The last thing I wanted to do was exchange notes with anyone about anything at all, let alone Adele Sweeney. However, I was grateful Peg wasn’t giving anything away about me. In the end, the three of us walked back a ways together, then went our separate ways home. Peg said she’d get Adele to get in touch, and I prayed she never would.
A fox barked out in the grounds, a short, almost enquiring sound that startled me out of the past. A lighter blue was creeping over the eastern sky and I was chilled to the bone. Iris would arrive by evening, and whatever she brought with her I would have to face one way or the other. Given her quest, it seemed mean-spirited to have withheld all that I could have told her. To tell it, however, meant giving away secrets I’d sworn to keep and opening the past I’d closed and sealed with as much resentment of Daniel as I could muster.
19
Jude drove in to pick Iris up at the train station in Limerick, with strict instructions from Daniel to have Iris say not a word about her trip until everyone was together.

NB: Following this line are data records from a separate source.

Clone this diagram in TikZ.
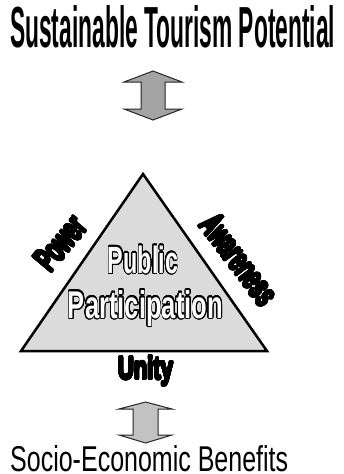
\documentclass[tikz,border=0pt]{standalone}
\usepackage{graphicx}
\usepackage{fontspec}
\setmainfont{Liberation Sans}
\usepackage[copies]{contour}
\contourlength{0.8pt}
\contournumber{32}

\begin{document}
\begin{tikzpicture}[x=1pt, y=-1pt,
    bigarrow/.style={draw=black!85, line width=1pt, line join=miter, fill=black!36},
    sidelabel/.style={inner sep=0, font=\fontsize{20pt}{22pt}\selectfont\bfseries},
    hollow/.style={anchor=base, inner sep=0, font=\fontsize{28pt}{30pt}\selectfont\bfseries}]
  \useasboundingbox (0,0) rectangle (344,474);

  % Title
  \node[anchor=base west, inner sep=0, font=\fontsize{40pt}{44pt}\selectfont\bfseries] (potential) at (10,47)
    {\resizebox{325pt}{42pt}{Sustainable Tourism Potential}};

  % Upper double arrow
  \draw[bigarrow] (153,71) -- (182,82) -- (165,82) -- (165,109) -- (182,109) -- (153,120)
    -- (124,109) -- (141,109) -- (141,82) -- (124,82) -- cycle;

  % Triangle
  \coordinate (apex) at (143,174);
  \coordinate (left) at (21,351);
  \coordinate (right) at (267,351);
  \draw[line width=2.5pt, line join=miter, fill=black!14] (apex) -- (left) -- (right) -- cycle;

  % Side labels
  \node[sidelabel, rotate=50] (power) at (61,243.5)
    {\resizebox{59pt}{24pt}{\contour{black}{Power}}};
  \node[sidelabel, rotate=-53] (awareness) at (239,260)
    {\resizebox{104pt}{24pt}{\contour{black}{Awareness}}};
  \node[sidelabel, anchor=base] (unity) at (145.5,379)
    {\resizebox{55pt}{23pt}{\contour{black}{Unity}}};

  % Centre label
  \node[hollow] (public) at (143,273)
    {\resizebox{70pt}{27.5pt}{\textcolor{white}{\contour{black}{Public}}}};
  \node[hollow] (participation) at (145.5,318)
    {\resizebox{155pt}{28pt}{\textcolor{white}{\contour{black}{Participation}}}};

  % Lower double arrow
  \draw[bigarrow, fill=black!24] (145.5,402) -- (172,409) -- (158,409) -- (158,435) -- (172,435) -- (145.5,443)
    -- (119,435) -- (133,435) -- (133,409) -- (119,409) -- cycle;

  % Bottom text
  \node[anchor=base west, inner sep=0, font=\fontsize{28pt}{30pt}\selectfont] (benefits) at (10,471)
    {\resizebox{278pt}{26pt}{Socio-Economic Benefits}};
\end{tikzpicture}
\end{document}
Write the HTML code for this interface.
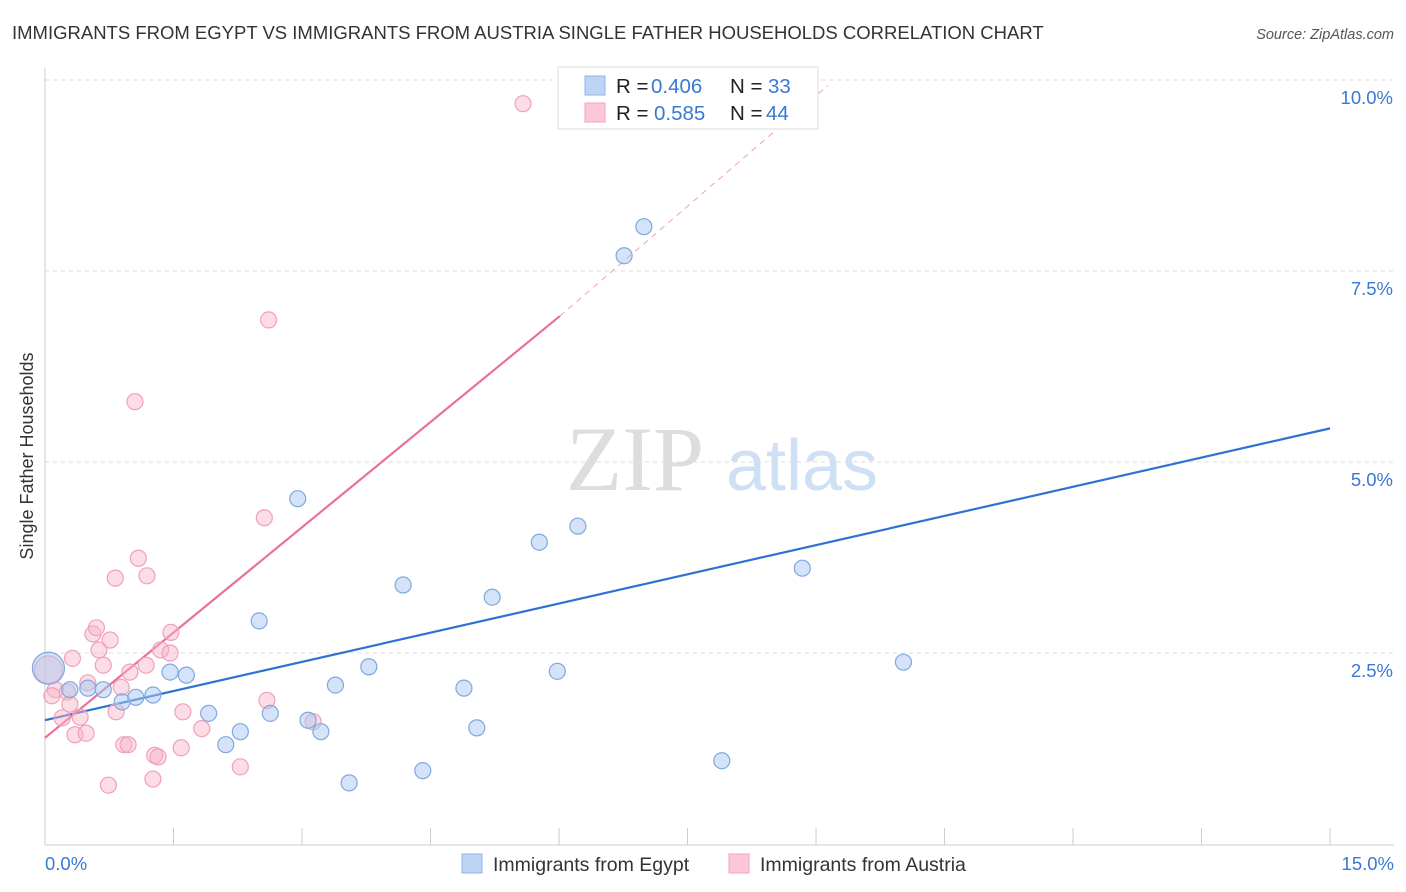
<!DOCTYPE html>
<html><head><meta charset="utf-8"><style>
body{margin:0;background:#fff;font-family:"Liberation Sans",sans-serif;}
svg{display:block}
</style></head><body>
<svg id="chart" width="1406" height="892">
<text x="12" y="39" font-size="18.5" fill="#333">IMMIGRANTS FROM EGYPT VS IMMIGRANTS FROM AUSTRIA SINGLE FATHER HOUSEHOLDS CORRELATION CHART</text>
<text x="1394" y="39" font-size="14.5" fill="#555" font-style="italic" text-anchor="end">Source: ZipAtlas.com</text>
<text x="33" y="456" font-size="18" fill="#333" text-anchor="middle" transform="rotate(-90 33 456)">Single Father Households</text>
<g><text x="635" y="490" font-size="92" fill="#ddd" font-family="Liberation Serif" text-anchor="middle">ZIP</text><text x="802" y="490" font-size="72" fill="#cfe0f5" text-anchor="middle">atlas</text></g>
<g id="grid"></g><g id="axes"></g><g id="lines"></g><g id="pts"></g>
<g>
<rect x="558" y="67" width="260" height="62" fill="#fff" stroke="#ddd"/>
<rect x="585" y="76" width="20" height="19" fill="#bcd5f5" stroke="#8fb4e8"/>
<rect x="585" y="103" width="20" height="19" fill="#fcc8d8" stroke="#f3a5bd"/>
<text x="616" y="93" font-size="20.5" fill="#222">R = <tspan x="651" fill="#3a78d4">0.406</tspan><tspan x="730">N = </tspan><tspan x="768" fill="#3a78d4">33</tspan></text>
<text x="616" y="120" font-size="20.5" fill="#222">R = <tspan x="654" fill="#3a78d4">0.585</tspan><tspan x="730">N = </tspan><tspan x="766" fill="#3a78d4">44</tspan></text>
</g>
<g>
<rect x="462" y="854" width="20" height="19" fill="#bcd5f5" stroke="#8fb4e8"/>
<text x="493" y="871" font-size="19.5" fill="#333">Immigrants from Egypt</text>
<rect x="729" y="854" width="20" height="19" fill="#fcc8d8" stroke="#f3a5bd"/>
<text x="760" y="871" font-size="19.5" fill="#333">Immigrants from Austria</text>
</g>
</svg>
<script>
const yTicks=[2.5,5.0,7.5,10.0];
const xTickVals=[0,1.5,3,4.5,6,7.5,9,10.5,12,13.5,15];
const egyptX=[0.04,0.29,0.50,0.68,0.90,1.06,1.26,1.46,1.65,1.91,2.11,2.28,2.50,2.63,2.95,3.07,3.22,3.39,3.55,3.78,4.18,4.41,4.89,5.04,5.22,5.77,5.98,6.22,6.76,6.99,7.90,8.84,10.02];
const egyptY=[2.30,2.02,2.04,2.02,1.86,1.92,1.95,2.25,2.21,1.71,1.30,1.47,2.92,1.71,4.52,1.62,1.47,2.08,0.80,2.32,3.39,0.96,2.04,1.52,3.23,3.95,2.26,4.16,7.70,8.08,1.09,3.61,2.38];
const austriaX=[0.04,0.12,0.08,0.20,0.26,0.29,0.32,0.35,0.41,0.48,0.50,0.56,0.60,0.63,0.68,0.74,0.76,0.82,0.83,0.89,0.92,0.97,0.99,1.05,1.09,1.18,1.19,1.26,1.28,1.32,1.35,1.46,1.47,1.59,1.61,1.83,2.28,2.56,2.59,2.61,3.13,5.58];
const austriaY=[2.28,2.02,1.94,1.65,1.99,1.83,2.43,1.43,1.66,1.45,2.11,2.75,2.83,2.54,2.34,0.77,2.67,3.48,1.73,2.05,1.30,1.30,2.25,5.79,3.74,2.34,3.51,0.85,1.16,1.14,2.54,2.50,2.77,1.26,1.73,1.51,1.01,4.27,1.88,6.86,1.60,9.69];
const egyptTrend=[1.62,5.44];
const austriaTrend=[1.39,6.91,9.93];
const austriaTrendX=[0,6.01,9.14];
const NS='http://www.w3.org/2000/svg';
const X=v=>45+v*85.67, Y=v=>844-v*76.4;
function mk(t,a,p){const e=document.createElementNS(NS,t);for(const k in a)e.setAttribute(k,a[k]);p.appendChild(e);return e;}
const grid=document.getElementById('grid'),axes=document.getElementById('axes'),lines=document.getElementById('lines'),pts=document.getElementById('pts');
yTicks.forEach(v=>{
 const l=mk('line',{x1:45,x2:1394,y1:Y(v),y2:Y(v),stroke:'#ddd','stroke-dasharray':'4,4'},grid);
 
 
 const t=mk('text',{x:1393,y:Y(v)+24,'font-size':18.5,fill:'#3a78d4','text-anchor':'end'},axes);
 t.textContent=v.toFixed(1)+'%';
 
 
});
const ax=mk('line',{x1:45,x2:1394,y1:845,y2:845,stroke:'#ccc'},axes);


const ay=mk('line',{x1:45,x2:45,y1:68,y2:845,stroke:'#ccc'},axes);


xTickVals.forEach(v=>{const l=mk('line',{x1:X(v),x2:X(v),y1:828,y2:845,stroke:'#ccc'},axes);
 
 });
[[0,'0.0%','start',45],[15,'15.0%','end',1394]].forEach(d=>{const t=mk('text',{x:d[3],y:870,'font-size':18.5,fill:'#3a78d4','text-anchor':d[2]},axes);t.textContent=d[1];
 
 });
const bl=mk('line',{x1:X(0),y1:Y(egyptTrend[0]),x2:X(15),y2:Y(egyptTrend[1]),stroke:'#2e72d2','stroke-width':2.2},lines);


const pl=mk('line',{x1:X(austriaTrendX[0]),y1:Y(austriaTrend[0]),x2:X(austriaTrendX[1]),y2:Y(austriaTrend[1]),stroke:'#e8709a','stroke-width':2.2},lines);


const pd=mk('line',{x1:X(austriaTrendX[1]),y1:Y(austriaTrend[1]),x2:X(austriaTrendX[2]),y2:Y(austriaTrend[2]),stroke:'#f0a0ba','stroke-width':1,'stroke-dasharray':'6,5'},lines);


austriaX.forEach((x,i)=>{const c=mk('circle',{cx:X(x),cy:Y(austriaY[i]),r:i==0?14:8,fill:'rgba(248,180,200,0.45)',stroke:'#f0a0ba','stroke-width':1.2},pts);
 
 });
egyptX.forEach((x,i)=>{const c=mk('circle',{cx:X(x),cy:Y(egyptY[i]),r:i==0?16:8,fill:'rgba(170,200,240,0.5)',stroke:'#7fa8e0','stroke-width':1.2},pts);
 
 });
</script>
</body></html>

He was not having a good day. He was clearly exhausted, and I asked him several times whether or not he was in pain. He said no. Perhaps he too had had a sleepless night. It was on the tip of my tongue to ask him, but I couldn’t bring myself to do it. He made no mention of our conversation of the day before about his death, and I had no desire to talk about it this day. Iris’s return stirred up my worries at what she might have discovered in Wales, and I was almost equally divided between wanting to know all about her trip and an urgent desire to be anywhere else on earth except in the company of Iris and the Wolfe family. This resulted in a renewed if unreasonable resentment of Daniel because I had to stay to see that he was taken care of.